On an average summer day, a storm like tropical storm Bonnie would elicit yawns from hurricane-hardened Gulf Coast residents. But with the remains of the BP oil spill bobbing just off Louisiana, concerns are rising that Bonnie could wreak havoc far beyond the capacity of a normal summer storm.

Bonnie is expected to make landfall early Sunday near the mouth of the Mississippi River with 40 mile per hour winds and a possible four-foot storm surge. The prospect of toxic oil residue surging into low-lying communities is not sitting well with Gulf Coast residents.
 
Along Louisiana's coastline, parish officials are preparing residents for possible evacuation, even though oil has stopped leaking into the Gulf and hundreds of cruising skimmers could only find 50 barrels of oil to collect on Thursday. But Bonnie could give researchers insight into the extent to which kerosene dispersants have ultimately helped or hurt the Gulf oil spill relief effort.

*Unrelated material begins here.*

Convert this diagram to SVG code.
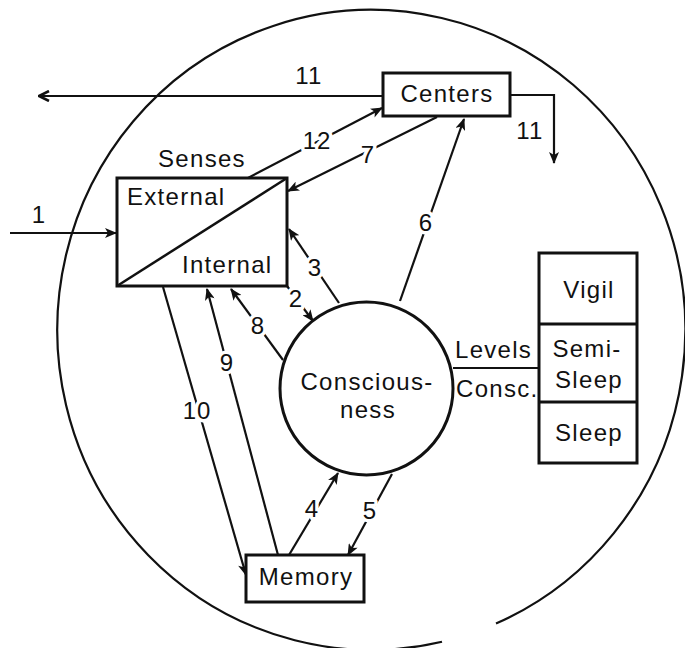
<svg xmlns="http://www.w3.org/2000/svg" width="685" height="648" viewBox="0 0 685 648">
<defs>
<style>
.t{font-family:"Liberation Sans",Arial,sans-serif;font-size:24px;letter-spacing:1.3px;fill:#111}
.m{text-anchor:middle}
.lbl{font-family:"Liberation Sans",Arial,sans-serif;font-size:24px;letter-spacing:1px;fill:#111;text-anchor:middle;stroke:#fff;stroke-width:7px;paint-order:stroke;stroke-linejoin:round}
.box{fill:#fff;stroke:#111;stroke-width:3}
.c{fill:none;stroke:#111;stroke-width:2.2}
.a{fill:none;stroke:#111;stroke-width:2.2;marker-end:url(#ah)}
</style>
<marker id="ah" viewBox="0 0 12 10" refX="11" refY="5" markerWidth="13" markerHeight="10" orient="auto" markerUnits="userSpaceOnUse">
<path d="M0,0 L12,5 L0,10 L3,5 z" fill="#111"/>
</marker>
<marker id="ao" viewBox="0 0 12 12" refX="11" refY="6" markerWidth="12" markerHeight="12" orient="auto" markerUnits="userSpaceOnUse">
<path d="M1,1 L11,6 L1,11" fill="none" stroke="#111" stroke-width="2.6"/>
</marker>
</defs>
<rect width="685" height="648" fill="#fff"/>
<g id="boundary">
<path class="c" d="M 496 623.6 A 314 320 0 1 0 442 641.7"/>
</g>
<g id="connectors">
<path class="c" d="M 383 96 L 39 96" style="marker-end:url(#ao)"/>
<path class="a" d="M 510 95 L 554 95 L 554 163"/>
<path class="a" d="M 10 233 L 116 233"/>
<path class="a" d="M 248 178 L 382 108"/>
<path class="a" d="M 437 117 L 288 191"/>
<path class="a" d="M 400 301 L 464 119"/>
<path class="a" d="M 339 303 L 289 229"/>
<path class="a" d="M 287 286 L 313 321"/>
<path class="a" d="M 283 360 L 231 289"/>
<path class="a" d="M 278 555 L 207 289"/>
<path class="a" d="M 163 287 L 246 575"/>
<path class="a" d="M 289 555 L 338 473"/>
<path class="a" d="M 392 474 L 348 555"/>
<path class="c" d="M 453 368 L 539 368"/>
<text class="t m" x="309" y="84">11</text>
<text class="t m" x="530" y="139">11</text>
<text class="t m" x="39" y="223">1</text>
<text class="lbl" x="317" y="149">12</text>
<text class="lbl" x="368" y="163">7</text>
<text class="lbl" x="426" y="231">6</text>
<text class="lbl" x="315" y="276">3</text>
<text class="lbl" x="296" y="307">2</text>
<text class="lbl" x="258" y="334">8</text>
<text class="lbl" x="227" y="371">9</text>
<text class="lbl" x="197" y="419">10</text>
<text class="lbl" x="312" y="517">4</text>
<text class="lbl" x="370" y="519">5</text>
<text class="t" x="455" y="358">Levels</text>
<text class="t" x="456" y="397">Consc.</text>
</g>
<g id="senses">
<rect class="box" x="117" y="178" width="170" height="108"/>
<path class="c" d="M 117 286 L 287 178" style="stroke-width:2.5"/>
<text class="t m" x="202" y="167">Senses</text>
<text class="t" x="127" y="205">External</text>
<text class="t" x="182" y="273">Internal</text>
</g>
<g id="centers">
<rect class="box" x="383" y="73" width="127" height="43"/>
<text class="t m" x="447" y="102">Centers</text>
</g>
<g id="consciousness">
<circle cx="366.5" cy="388.5" r="86.5" fill="#fff" stroke="#111" stroke-width="3"/>
<text class="t m" x="367" y="390">Conscious-</text>
<text class="t m" x="368" y="418">ness</text>
</g>
<g id="memory">
<rect class="box" x="246" y="555" width="118" height="47"/>
<text class="t m" x="306" y="585">Memory</text>
</g>
<g id="levels">
<rect class="box" x="539" y="253" width="98" height="210"/>
<path class="c" d="M 539 324 L 637 324 M 539 402 L 637 402" style="stroke-width:3"/>
<text class="t m" x="589" y="298">Vigil</text>
<text class="t m" x="587" y="357">Semi-</text>
<text class="t m" x="589" y="388">Sleep</text>
<text class="t m" x="589" y="441">Sleep</text>
</g>
</svg>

 IN PICTURES: Destructive Oil Spills

"A hurricane or tropical storm at this point may help us remix the water columns and accelerate bacterial activity, but the downside is if the [oil] is not degraded and a storm accelerates its transport, even subsurface stuff, where we may see dissolved oil come up into shorelines and estuaries," says Richard Snyder, director of the Center for Environmental Diagnostics and Bioremediation in Pensacola, Fla. "The floating stuff we can catch at the inlets, but the dissolved stuff? There's no way to stop it."
 
Airborne projectiles
 
At the least, Bonnie is forcing communities to undo some of the protective work they've laid along the coastal marshes and beaches. Workers are unmooring miles of floating boom amidst concerns that they could become airborne projectiles or break apart and wash up into sensitive marshes where their removal could damage grass beds and fish nurseries.
 
In hard-hit Plaquemines Parish, La., workers are preparing sandbags and pumping out drainage canals in anticipation of the storm. Although heavy upper winds are currently weakening Bonnie, residents know from experience that anything can happen once a tropical system enters the warm Gulf waters.
 
"What we are very worried about is the oil getting pushed farther inland along the coast," Louisiana Gov. Bobby Jindal told ABC News.
 
A mystery: Where's the oil?
 
Scientists don't know how fast bacterial microbes are degrading the up to 4.2 million barrels (180 million gallons) of oil that ultimately blew out of the Macondo well after the April 20 Deepwater Horizon rig accident that killed 11 workers.
 
So far, according to BP, 1.1 million barrels of the floating oil has been either skimmed or incinerated at sea. Much of the dispersed oil – which still has toxicity – is suspended in the Gulf's deep water columns.
 
"What we don't know is, in those dispersed layers, what's still there and what's the concentration," says Dr. Snyder. "Knowing that would help us define what impact a tropical storm or hurricane would have and to what extent a storm" would push the spill into estuaries.
 
Bonnie's potential gift to Louisiana
 
While little oil is visible around places like Golden Meadow, La., locals have seen evidence that dispersants have caused blobs of oil to fall to the bottom. Fish that would normally be spawning on the bottom aren't and bottom-dwelling crabs seem to be scrambling to higher ground, even onto floating debris – signatures of something being wrong below the surface.
 
If a storm stirs up the oil from the bottom, that could be a "good thing," says Mary, a Golden Meadow resident who asked her last name not be mentioned since her husband is working for BP.
 
"Once the water is stirred up and it brings the oil up from the bottom, we know darn well that they're not going to leave us high and dry here, because we're going to know where the oil is," she says. "People down here, we know our waters and we know what's going on."